Exercise: Extract, exactly, the lines from the line containing "Convert this chart to Apache ECharts code." to the line containing "const yInterval = [20, 100, 10, 5, 10];", with both lines included and any pictures left out.

Data records
>>>>>

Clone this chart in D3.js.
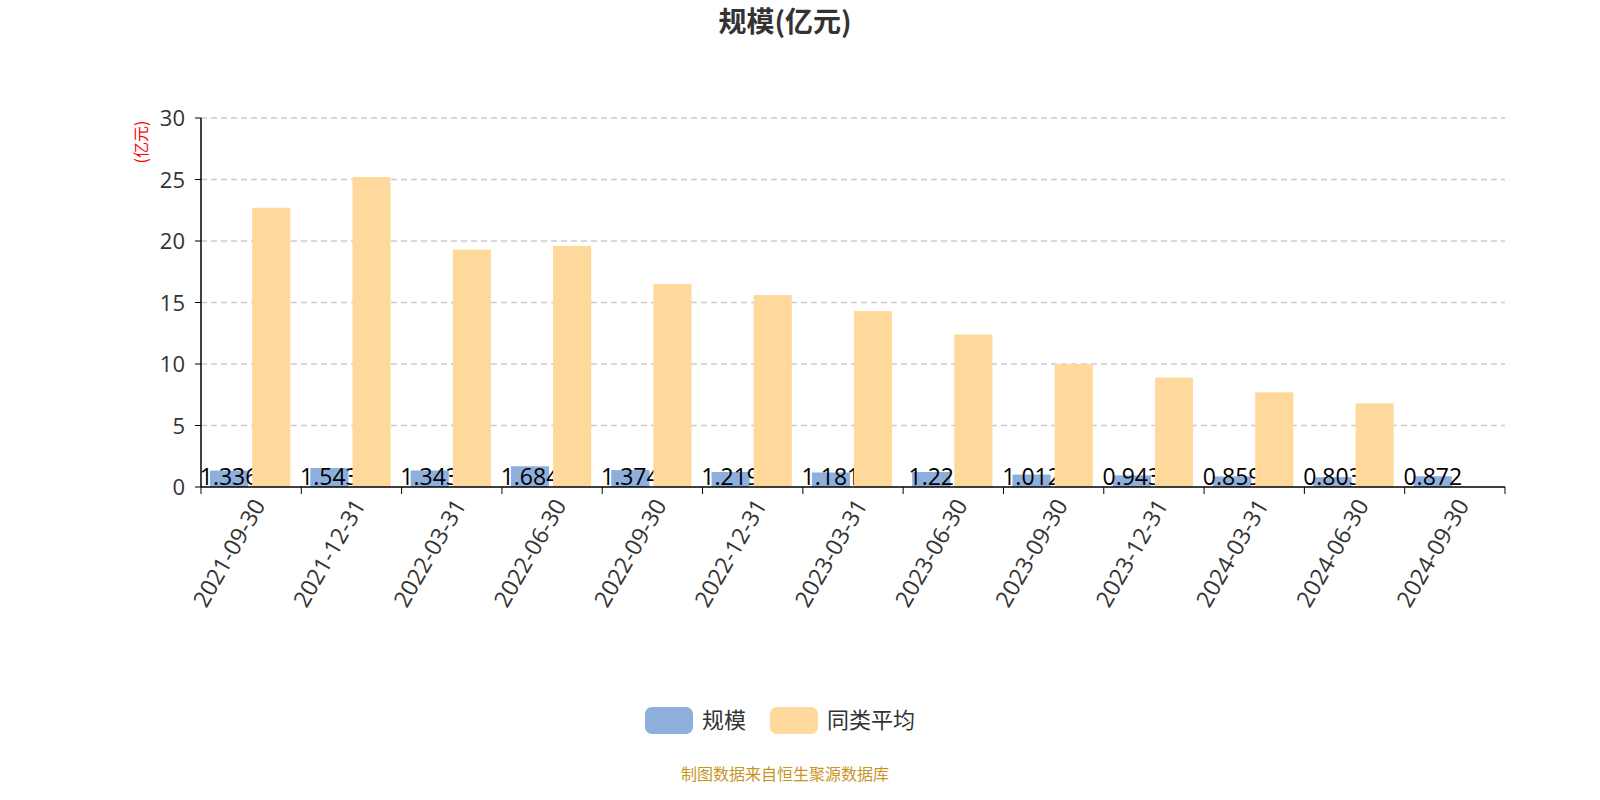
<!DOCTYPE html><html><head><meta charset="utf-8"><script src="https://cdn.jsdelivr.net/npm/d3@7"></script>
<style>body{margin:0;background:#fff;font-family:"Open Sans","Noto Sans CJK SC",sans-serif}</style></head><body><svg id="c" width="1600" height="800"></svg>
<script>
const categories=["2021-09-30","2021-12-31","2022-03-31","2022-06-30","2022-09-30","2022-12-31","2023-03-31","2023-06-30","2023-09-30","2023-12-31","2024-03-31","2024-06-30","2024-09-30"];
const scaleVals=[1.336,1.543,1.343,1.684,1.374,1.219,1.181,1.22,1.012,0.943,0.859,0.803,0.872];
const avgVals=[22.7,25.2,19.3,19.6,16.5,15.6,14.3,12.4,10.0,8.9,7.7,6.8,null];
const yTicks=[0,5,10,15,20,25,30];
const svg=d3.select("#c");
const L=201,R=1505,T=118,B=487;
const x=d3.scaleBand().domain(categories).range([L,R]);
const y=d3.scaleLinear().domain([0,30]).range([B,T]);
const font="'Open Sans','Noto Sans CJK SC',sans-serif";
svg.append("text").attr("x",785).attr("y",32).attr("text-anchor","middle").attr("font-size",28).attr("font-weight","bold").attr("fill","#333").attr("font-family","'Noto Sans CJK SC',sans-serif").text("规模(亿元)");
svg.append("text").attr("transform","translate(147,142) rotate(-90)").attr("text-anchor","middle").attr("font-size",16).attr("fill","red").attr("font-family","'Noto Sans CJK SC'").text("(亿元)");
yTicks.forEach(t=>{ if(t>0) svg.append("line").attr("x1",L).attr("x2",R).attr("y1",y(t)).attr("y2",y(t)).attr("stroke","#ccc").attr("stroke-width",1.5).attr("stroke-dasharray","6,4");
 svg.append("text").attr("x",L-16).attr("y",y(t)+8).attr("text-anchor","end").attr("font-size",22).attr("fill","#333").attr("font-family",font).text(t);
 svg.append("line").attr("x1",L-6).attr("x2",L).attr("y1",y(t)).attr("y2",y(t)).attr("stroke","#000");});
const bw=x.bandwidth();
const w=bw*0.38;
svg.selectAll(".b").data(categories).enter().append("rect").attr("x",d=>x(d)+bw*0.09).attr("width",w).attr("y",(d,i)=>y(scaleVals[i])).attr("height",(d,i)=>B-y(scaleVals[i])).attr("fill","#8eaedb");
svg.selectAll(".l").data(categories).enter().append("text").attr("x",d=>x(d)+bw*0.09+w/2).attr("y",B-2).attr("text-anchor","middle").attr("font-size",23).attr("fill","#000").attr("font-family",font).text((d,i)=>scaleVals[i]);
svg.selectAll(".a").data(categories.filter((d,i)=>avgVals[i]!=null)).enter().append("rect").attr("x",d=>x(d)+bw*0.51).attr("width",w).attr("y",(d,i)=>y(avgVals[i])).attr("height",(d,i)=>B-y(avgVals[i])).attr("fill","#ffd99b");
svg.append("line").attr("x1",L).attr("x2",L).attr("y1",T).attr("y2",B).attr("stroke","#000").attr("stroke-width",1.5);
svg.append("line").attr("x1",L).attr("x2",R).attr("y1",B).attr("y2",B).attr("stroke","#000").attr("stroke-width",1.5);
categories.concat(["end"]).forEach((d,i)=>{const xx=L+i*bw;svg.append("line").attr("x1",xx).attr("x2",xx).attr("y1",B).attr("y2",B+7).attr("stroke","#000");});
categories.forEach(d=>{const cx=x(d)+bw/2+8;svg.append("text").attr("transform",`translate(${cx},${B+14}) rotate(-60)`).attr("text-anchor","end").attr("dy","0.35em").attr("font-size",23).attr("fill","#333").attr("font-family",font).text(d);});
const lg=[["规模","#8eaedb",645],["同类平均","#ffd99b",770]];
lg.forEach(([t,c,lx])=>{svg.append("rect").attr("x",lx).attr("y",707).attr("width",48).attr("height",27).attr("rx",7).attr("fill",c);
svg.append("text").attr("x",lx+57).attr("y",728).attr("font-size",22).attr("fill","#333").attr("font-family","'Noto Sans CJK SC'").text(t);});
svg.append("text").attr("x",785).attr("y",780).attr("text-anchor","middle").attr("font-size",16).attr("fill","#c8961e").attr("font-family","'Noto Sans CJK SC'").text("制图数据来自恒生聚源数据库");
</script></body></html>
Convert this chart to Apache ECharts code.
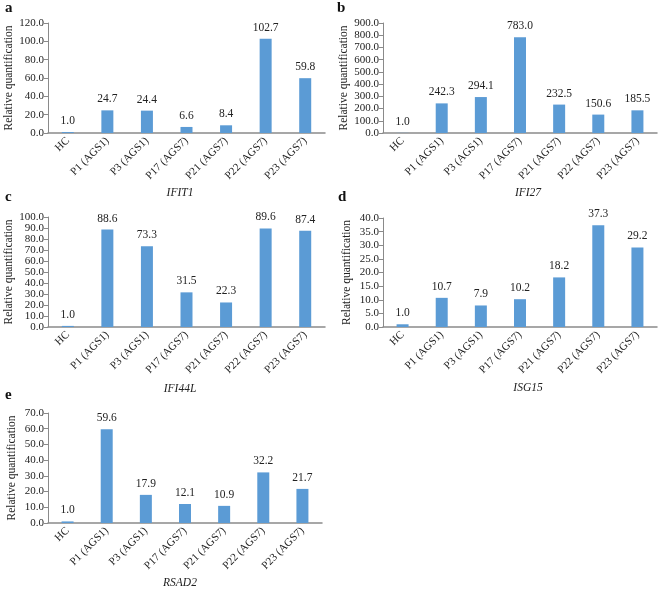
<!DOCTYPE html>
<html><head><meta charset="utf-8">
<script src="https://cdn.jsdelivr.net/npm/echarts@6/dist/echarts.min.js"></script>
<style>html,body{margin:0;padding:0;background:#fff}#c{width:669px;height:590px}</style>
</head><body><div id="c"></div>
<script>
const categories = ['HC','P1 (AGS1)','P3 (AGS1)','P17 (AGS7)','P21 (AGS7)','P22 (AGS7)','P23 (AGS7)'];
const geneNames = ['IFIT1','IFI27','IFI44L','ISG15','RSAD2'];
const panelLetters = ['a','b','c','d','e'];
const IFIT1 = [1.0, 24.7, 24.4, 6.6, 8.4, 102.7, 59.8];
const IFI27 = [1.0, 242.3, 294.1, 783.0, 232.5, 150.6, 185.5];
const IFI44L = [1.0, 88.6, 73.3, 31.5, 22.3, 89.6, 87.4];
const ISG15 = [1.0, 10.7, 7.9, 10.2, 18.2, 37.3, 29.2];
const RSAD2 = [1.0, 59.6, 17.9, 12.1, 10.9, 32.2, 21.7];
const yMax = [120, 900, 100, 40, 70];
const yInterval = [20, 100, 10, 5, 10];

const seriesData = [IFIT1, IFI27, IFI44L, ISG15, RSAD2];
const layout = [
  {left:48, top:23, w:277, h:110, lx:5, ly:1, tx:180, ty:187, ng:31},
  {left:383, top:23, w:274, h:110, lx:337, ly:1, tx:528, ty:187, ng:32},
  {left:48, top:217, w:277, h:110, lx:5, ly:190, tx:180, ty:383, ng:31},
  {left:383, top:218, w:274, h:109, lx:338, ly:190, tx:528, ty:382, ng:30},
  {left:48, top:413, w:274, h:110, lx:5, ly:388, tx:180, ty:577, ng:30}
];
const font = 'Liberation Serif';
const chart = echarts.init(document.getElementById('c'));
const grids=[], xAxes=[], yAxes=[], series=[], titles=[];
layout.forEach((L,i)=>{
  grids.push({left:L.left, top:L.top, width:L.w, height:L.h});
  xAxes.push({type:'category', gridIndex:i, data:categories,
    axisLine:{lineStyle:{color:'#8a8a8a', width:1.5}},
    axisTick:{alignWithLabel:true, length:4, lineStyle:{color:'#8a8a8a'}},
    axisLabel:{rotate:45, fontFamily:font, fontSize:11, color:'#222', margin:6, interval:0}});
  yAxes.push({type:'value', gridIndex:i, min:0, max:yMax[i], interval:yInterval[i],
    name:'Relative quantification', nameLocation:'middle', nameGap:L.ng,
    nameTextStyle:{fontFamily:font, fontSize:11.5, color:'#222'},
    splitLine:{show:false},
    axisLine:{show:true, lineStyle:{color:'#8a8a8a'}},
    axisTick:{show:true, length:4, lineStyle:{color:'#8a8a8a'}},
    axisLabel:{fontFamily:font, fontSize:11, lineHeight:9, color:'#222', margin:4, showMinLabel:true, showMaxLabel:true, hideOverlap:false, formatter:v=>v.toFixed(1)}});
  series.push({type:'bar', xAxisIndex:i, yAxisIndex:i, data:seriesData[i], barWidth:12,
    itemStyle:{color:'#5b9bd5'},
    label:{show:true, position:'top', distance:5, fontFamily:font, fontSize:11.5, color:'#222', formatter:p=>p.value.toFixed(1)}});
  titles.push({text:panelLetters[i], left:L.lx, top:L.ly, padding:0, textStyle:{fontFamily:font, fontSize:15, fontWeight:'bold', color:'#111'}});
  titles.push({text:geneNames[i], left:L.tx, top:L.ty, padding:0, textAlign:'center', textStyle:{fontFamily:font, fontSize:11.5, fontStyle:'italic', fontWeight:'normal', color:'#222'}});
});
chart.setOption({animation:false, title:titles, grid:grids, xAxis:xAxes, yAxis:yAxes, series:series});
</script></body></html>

<<<<<

Final answer:
Convert this chart to Apache ECharts code.
<!DOCTYPE html>
<html><head><meta charset="utf-8">
<script src="https://cdn.jsdelivr.net/npm/echarts@6/dist/echarts.min.js"></script>
<style>html,body{margin:0;padding:0;background:#fff}#c{width:669px;height:590px}</style>
</head><body><div id="c"></div>
<script>
const categories = ['HC','P1 (AGS1)','P3 (AGS1)','P17 (AGS7)','P21 (AGS7)','P22 (AGS7)','P23 (AGS7)'];
const geneNames = ['IFIT1','IFI27','IFI44L','ISG15','RSAD2'];
const panelLetters = ['a','b','c','d','e'];
const IFIT1 = [1.0, 24.7, 24.4, 6.6, 8.4, 102.7, 59.8];
const IFI27 = [1.0, 242.3, 294.1, 783.0, 232.5, 150.6, 185.5];
const IFI44L = [1.0, 88.6, 73.3, 31.5, 22.3, 89.6, 87.4];
const ISG15 = [1.0, 10.7, 7.9, 10.2, 18.2, 37.3, 29.2];
const RSAD2 = [1.0, 59.6, 17.9, 12.1, 10.9, 32.2, 21.7];
const yMax = [120, 900, 100, 40, 70];
const yInterval = [20, 100, 10, 5, 10];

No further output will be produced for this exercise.